• [WHAT YOU HAVE TO DO] Return the listing below exactly, with the pictures dropped.

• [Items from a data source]

====

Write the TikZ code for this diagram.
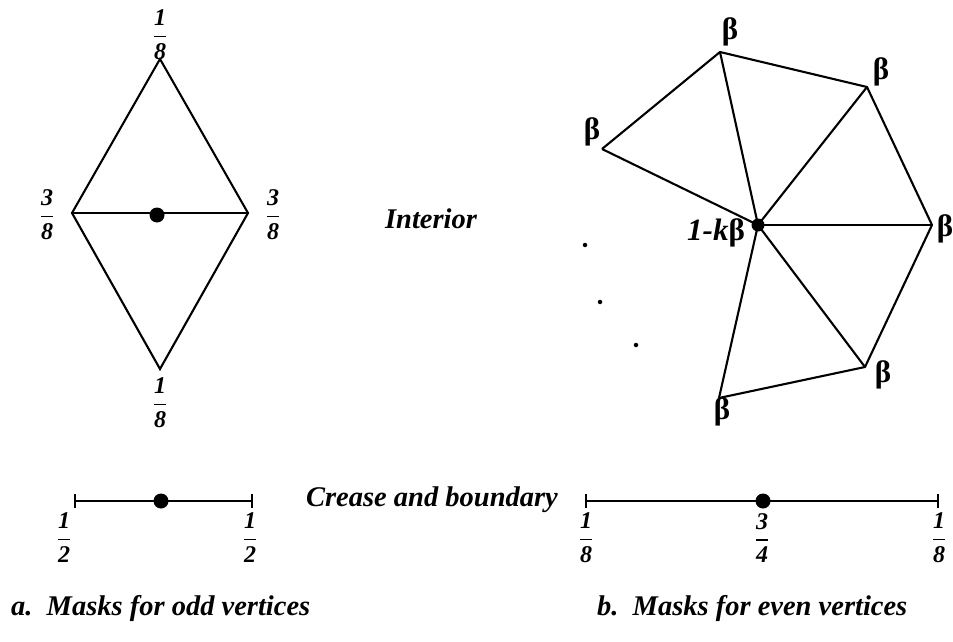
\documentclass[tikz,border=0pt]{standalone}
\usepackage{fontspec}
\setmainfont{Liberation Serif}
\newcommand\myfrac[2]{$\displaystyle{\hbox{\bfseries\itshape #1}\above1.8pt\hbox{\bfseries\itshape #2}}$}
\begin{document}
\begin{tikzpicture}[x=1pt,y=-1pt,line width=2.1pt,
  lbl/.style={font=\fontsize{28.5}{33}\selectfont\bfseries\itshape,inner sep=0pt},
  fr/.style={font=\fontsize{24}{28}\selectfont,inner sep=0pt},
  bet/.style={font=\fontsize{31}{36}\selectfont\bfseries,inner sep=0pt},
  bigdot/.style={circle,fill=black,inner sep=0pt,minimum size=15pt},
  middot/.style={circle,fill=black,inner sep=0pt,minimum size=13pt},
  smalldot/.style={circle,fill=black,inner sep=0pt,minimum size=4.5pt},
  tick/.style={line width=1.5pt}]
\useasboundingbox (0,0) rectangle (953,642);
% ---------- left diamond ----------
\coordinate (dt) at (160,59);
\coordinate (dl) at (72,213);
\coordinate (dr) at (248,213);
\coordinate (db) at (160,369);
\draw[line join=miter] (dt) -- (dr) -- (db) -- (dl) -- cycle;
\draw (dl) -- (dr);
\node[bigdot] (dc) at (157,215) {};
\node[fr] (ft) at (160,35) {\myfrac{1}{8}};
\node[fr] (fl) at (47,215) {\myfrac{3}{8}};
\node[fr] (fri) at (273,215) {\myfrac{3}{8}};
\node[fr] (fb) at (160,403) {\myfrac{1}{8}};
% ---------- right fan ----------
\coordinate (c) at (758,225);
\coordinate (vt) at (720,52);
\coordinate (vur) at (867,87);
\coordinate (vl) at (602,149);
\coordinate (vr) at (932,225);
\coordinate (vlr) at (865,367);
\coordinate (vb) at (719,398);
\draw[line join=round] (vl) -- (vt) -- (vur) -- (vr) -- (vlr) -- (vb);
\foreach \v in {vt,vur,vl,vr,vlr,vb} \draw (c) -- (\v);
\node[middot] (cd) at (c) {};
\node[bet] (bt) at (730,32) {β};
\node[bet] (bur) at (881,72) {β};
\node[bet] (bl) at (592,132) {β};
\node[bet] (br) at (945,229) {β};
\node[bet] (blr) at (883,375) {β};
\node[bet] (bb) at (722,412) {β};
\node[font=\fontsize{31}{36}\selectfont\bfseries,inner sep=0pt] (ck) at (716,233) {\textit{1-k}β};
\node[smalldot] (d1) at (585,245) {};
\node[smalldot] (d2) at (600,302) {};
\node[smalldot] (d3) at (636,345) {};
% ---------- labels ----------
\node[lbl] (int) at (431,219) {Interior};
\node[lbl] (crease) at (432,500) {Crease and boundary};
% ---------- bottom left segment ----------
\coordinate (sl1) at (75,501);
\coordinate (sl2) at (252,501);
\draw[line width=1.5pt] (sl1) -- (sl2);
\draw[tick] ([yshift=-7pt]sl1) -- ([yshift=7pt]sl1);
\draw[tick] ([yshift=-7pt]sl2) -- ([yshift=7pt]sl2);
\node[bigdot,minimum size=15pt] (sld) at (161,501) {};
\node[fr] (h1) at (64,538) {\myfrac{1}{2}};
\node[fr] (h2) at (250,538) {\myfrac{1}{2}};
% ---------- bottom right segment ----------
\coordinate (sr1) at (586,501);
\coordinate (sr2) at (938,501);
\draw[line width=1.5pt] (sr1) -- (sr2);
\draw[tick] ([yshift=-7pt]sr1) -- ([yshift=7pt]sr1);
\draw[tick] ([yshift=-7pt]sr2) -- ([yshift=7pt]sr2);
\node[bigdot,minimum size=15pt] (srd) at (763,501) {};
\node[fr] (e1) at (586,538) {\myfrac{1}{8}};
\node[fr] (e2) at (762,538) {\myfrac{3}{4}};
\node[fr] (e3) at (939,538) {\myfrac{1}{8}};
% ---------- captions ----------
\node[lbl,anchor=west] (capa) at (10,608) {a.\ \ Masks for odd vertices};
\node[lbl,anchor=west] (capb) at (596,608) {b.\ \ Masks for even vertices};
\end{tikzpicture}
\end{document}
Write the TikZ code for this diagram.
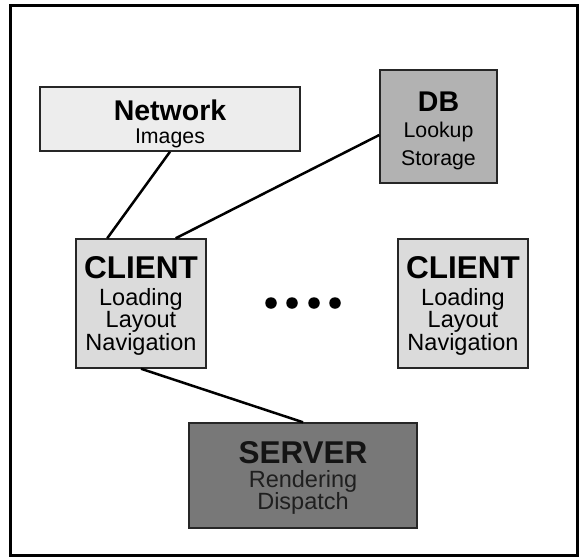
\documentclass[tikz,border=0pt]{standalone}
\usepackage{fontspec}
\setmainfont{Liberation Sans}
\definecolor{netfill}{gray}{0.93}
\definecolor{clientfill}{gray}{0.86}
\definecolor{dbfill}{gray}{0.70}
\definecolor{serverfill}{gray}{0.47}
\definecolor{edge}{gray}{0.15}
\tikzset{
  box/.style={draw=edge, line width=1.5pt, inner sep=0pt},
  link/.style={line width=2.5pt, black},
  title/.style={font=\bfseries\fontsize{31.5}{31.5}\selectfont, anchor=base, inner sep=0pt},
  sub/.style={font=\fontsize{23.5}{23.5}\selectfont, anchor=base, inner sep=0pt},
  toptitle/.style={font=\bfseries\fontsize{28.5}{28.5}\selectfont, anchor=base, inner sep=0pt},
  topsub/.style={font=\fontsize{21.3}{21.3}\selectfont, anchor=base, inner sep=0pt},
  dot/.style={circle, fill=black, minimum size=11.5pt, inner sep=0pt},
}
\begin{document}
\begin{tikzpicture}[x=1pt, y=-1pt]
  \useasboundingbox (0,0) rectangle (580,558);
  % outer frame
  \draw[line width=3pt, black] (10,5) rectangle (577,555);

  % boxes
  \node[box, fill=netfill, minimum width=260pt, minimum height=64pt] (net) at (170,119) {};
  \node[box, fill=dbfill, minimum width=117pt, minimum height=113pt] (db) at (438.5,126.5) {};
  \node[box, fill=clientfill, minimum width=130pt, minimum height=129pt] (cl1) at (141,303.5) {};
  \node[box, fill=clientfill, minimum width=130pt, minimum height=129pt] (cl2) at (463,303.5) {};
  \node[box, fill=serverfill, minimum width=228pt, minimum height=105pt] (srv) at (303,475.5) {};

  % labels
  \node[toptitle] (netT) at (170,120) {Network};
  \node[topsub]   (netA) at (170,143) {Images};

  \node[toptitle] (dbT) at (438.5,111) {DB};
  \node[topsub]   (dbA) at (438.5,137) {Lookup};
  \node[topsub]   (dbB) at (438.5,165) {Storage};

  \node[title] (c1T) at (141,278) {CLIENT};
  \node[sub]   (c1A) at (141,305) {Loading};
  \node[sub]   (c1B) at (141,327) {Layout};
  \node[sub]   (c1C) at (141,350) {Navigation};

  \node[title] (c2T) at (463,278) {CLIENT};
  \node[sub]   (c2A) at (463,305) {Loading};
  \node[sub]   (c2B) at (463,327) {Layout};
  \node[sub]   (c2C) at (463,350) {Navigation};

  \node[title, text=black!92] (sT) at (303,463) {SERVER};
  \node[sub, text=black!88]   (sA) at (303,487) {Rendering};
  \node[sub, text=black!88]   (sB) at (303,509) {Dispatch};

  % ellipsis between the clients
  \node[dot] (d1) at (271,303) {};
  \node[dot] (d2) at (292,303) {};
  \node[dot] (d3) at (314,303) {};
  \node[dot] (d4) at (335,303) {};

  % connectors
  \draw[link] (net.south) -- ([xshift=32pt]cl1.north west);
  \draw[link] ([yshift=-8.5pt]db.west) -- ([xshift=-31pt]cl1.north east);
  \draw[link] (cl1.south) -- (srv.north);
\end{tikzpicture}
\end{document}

====

• [FULL OUTPUT]
Write the TikZ code for this diagram.
\documentclass[tikz,border=0pt]{standalone}
\usepackage{fontspec}
\setmainfont{Liberation Serif}
\newcommand\myfrac[2]{$\displaystyle{\hbox{\bfseries\itshape #1}\above1.8pt\hbox{\bfseries\itshape #2}}$}
\begin{document}
\begin{tikzpicture}[x=1pt,y=-1pt,line width=2.1pt,
  lbl/.style={font=\fontsize{28.5}{33}\selectfont\bfseries\itshape,inner sep=0pt},
  fr/.style={font=\fontsize{24}{28}\selectfont,inner sep=0pt},
  bet/.style={font=\fontsize{31}{36}\selectfont\bfseries,inner sep=0pt},
  bigdot/.style={circle,fill=black,inner sep=0pt,minimum size=15pt},
  middot/.style={circle,fill=black,inner sep=0pt,minimum size=13pt},
  smalldot/.style={circle,fill=black,inner sep=0pt,minimum size=4.5pt},
  tick/.style={line width=1.5pt}]
\useasboundingbox (0,0) rectangle (953,642);
% ---------- left diamond ----------
\coordinate (dt) at (160,59);
\coordinate (dl) at (72,213);
\coordinate (dr) at (248,213);
\coordinate (db) at (160,369);
\draw[line join=miter] (dt) -- (dr) -- (db) -- (dl) -- cycle;
\draw (dl) -- (dr);
\node[bigdot] (dc) at (157,215) {};
\node[fr] (ft) at (160,35) {\myfrac{1}{8}};
\node[fr] (fl) at (47,215) {\myfrac{3}{8}};
\node[fr] (fri) at (273,215) {\myfrac{3}{8}};
\node[fr] (fb) at (160,403) {\myfrac{1}{8}};
% ---------- right fan ----------
\coordinate (c) at (758,225);
\coordinate (vt) at (720,52);
\coordinate (vur) at (867,87);
\coordinate (vl) at (602,149);
\coordinate (vr) at (932,225);
\coordinate (vlr) at (865,367);
\coordinate (vb) at (719,398);
\draw[line join=round] (vl) -- (vt) -- (vur) -- (vr) -- (vlr) -- (vb);
\foreach \v in {vt,vur,vl,vr,vlr,vb} \draw (c) -- (\v);
\node[middot] (cd) at (c) {};
\node[bet] (bt) at (730,32) {β};
\node[bet] (bur) at (881,72) {β};
\node[bet] (bl) at (592,132) {β};
\node[bet] (br) at (945,229) {β};
\node[bet] (blr) at (883,375) {β};
\node[bet] (bb) at (722,412) {β};
\node[font=\fontsize{31}{36}\selectfont\bfseries,inner sep=0pt] (ck) at (716,233) {\textit{1-k}β};
\node[smalldot] (d1) at (585,245) {};
\node[smalldot] (d2) at (600,302) {};
\node[smalldot] (d3) at (636,345) {};
% ---------- labels ----------
\node[lbl] (int) at (431,219) {Interior};
\node[lbl] (crease) at (432,500) {Crease and boundary};
% ---------- bottom left segment ----------
\coordinate (sl1) at (75,501);
\coordinate (sl2) at (252,501);
\draw[line width=1.5pt] (sl1) -- (sl2);
\draw[tick] ([yshift=-7pt]sl1) -- ([yshift=7pt]sl1);
\draw[tick] ([yshift=-7pt]sl2) -- ([yshift=7pt]sl2);
\node[bigdot,minimum size=15pt] (sld) at (161,501) {};
\node[fr] (h1) at (64,538) {\myfrac{1}{2}};
\node[fr] (h2) at (250,538) {\myfrac{1}{2}};
% ---------- bottom right segment ----------
\coordinate (sr1) at (586,501);
\coordinate (sr2) at (938,501);
\draw[line width=1.5pt] (sr1) -- (sr2);
\draw[tick] ([yshift=-7pt]sr1) -- ([yshift=7pt]sr1);
\draw[tick] ([yshift=-7pt]sr2) -- ([yshift=7pt]sr2);
\node[bigdot,minimum size=15pt] (srd) at (763,501) {};
\node[fr] (e1) at (586,538) {\myfrac{1}{8}};
\node[fr] (e2) at (762,538) {\myfrac{3}{4}};
\node[fr] (e3) at (939,538) {\myfrac{1}{8}};
% ---------- captions ----------
\node[lbl,anchor=west] (capa) at (10,608) {a.\ \ Masks for odd vertices};
\node[lbl,anchor=west] (capb) at (596,608) {b.\ \ Masks for even vertices};
\end{tikzpicture}
\end{document}
Write the TikZ code for this diagram.
\documentclass[tikz,border=0pt]{standalone}
\usepackage{fontspec}
\setmainfont{Liberation Sans}
\definecolor{netfill}{gray}{0.93}
\definecolor{clientfill}{gray}{0.86}
\definecolor{dbfill}{gray}{0.70}
\definecolor{serverfill}{gray}{0.47}
\definecolor{edge}{gray}{0.15}
\tikzset{
  box/.style={draw=edge, line width=1.5pt, inner sep=0pt},
  link/.style={line width=2.5pt, black},
  title/.style={font=\bfseries\fontsize{31.5}{31.5}\selectfont, anchor=base, inner sep=0pt},
  sub/.style={font=\fontsize{23.5}{23.5}\selectfont, anchor=base, inner sep=0pt},
  toptitle/.style={font=\bfseries\fontsize{28.5}{28.5}\selectfont, anchor=base, inner sep=0pt},
  topsub/.style={font=\fontsize{21.3}{21.3}\selectfont, anchor=base, inner sep=0pt},
  dot/.style={circle, fill=black, minimum size=11.5pt, inner sep=0pt},
}
\begin{document}
\begin{tikzpicture}[x=1pt, y=-1pt]
  \useasboundingbox (0,0) rectangle (580,558);
  % outer frame
  \draw[line width=3pt, black] (10,5) rectangle (577,555);

  % boxes
  \node[box, fill=netfill, minimum width=260pt, minimum height=64pt] (net) at (170,119) {};
  \node[box, fill=dbfill, minimum width=117pt, minimum height=113pt] (db) at (438.5,126.5) {};
  \node[box, fill=clientfill, minimum width=130pt, minimum height=129pt] (cl1) at (141,303.5) {};
  \node[box, fill=clientfill, minimum width=130pt, minimum height=129pt] (cl2) at (463,303.5) {};
  \node[box, fill=serverfill, minimum width=228pt, minimum height=105pt] (srv) at (303,475.5) {};

  % labels
  \node[toptitle] (netT) at (170,120) {Network};
  \node[topsub]   (netA) at (170,143) {Images};

  \node[toptitle] (dbT) at (438.5,111) {DB};
  \node[topsub]   (dbA) at (438.5,137) {Lookup};
  \node[topsub]   (dbB) at (438.5,165) {Storage};

  \node[title] (c1T) at (141,278) {CLIENT};
  \node[sub]   (c1A) at (141,305) {Loading};
  \node[sub]   (c1B) at (141,327) {Layout};
  \node[sub]   (c1C) at (141,350) {Navigation};

  \node[title] (c2T) at (463,278) {CLIENT};
  \node[sub]   (c2A) at (463,305) {Loading};
  \node[sub]   (c2B) at (463,327) {Layout};
  \node[sub]   (c2C) at (463,350) {Navigation};

  \node[title, text=black!92] (sT) at (303,463) {SERVER};
  \node[sub, text=black!88]   (sA) at (303,487) {Rendering};
  \node[sub, text=black!88]   (sB) at (303,509) {Dispatch};

  % ellipsis between the clients
  \node[dot] (d1) at (271,303) {};
  \node[dot] (d2) at (292,303) {};
  \node[dot] (d3) at (314,303) {};
  \node[dot] (d4) at (335,303) {};

  % connectors
  \draw[link] (net.south) -- ([xshift=32pt]cl1.north west);
  \draw[link] ([yshift=-8.5pt]db.west) -- ([xshift=-31pt]cl1.north east);
  \draw[link] (cl1.south) -- (srv.north);
\end{tikzpicture}
\end{document}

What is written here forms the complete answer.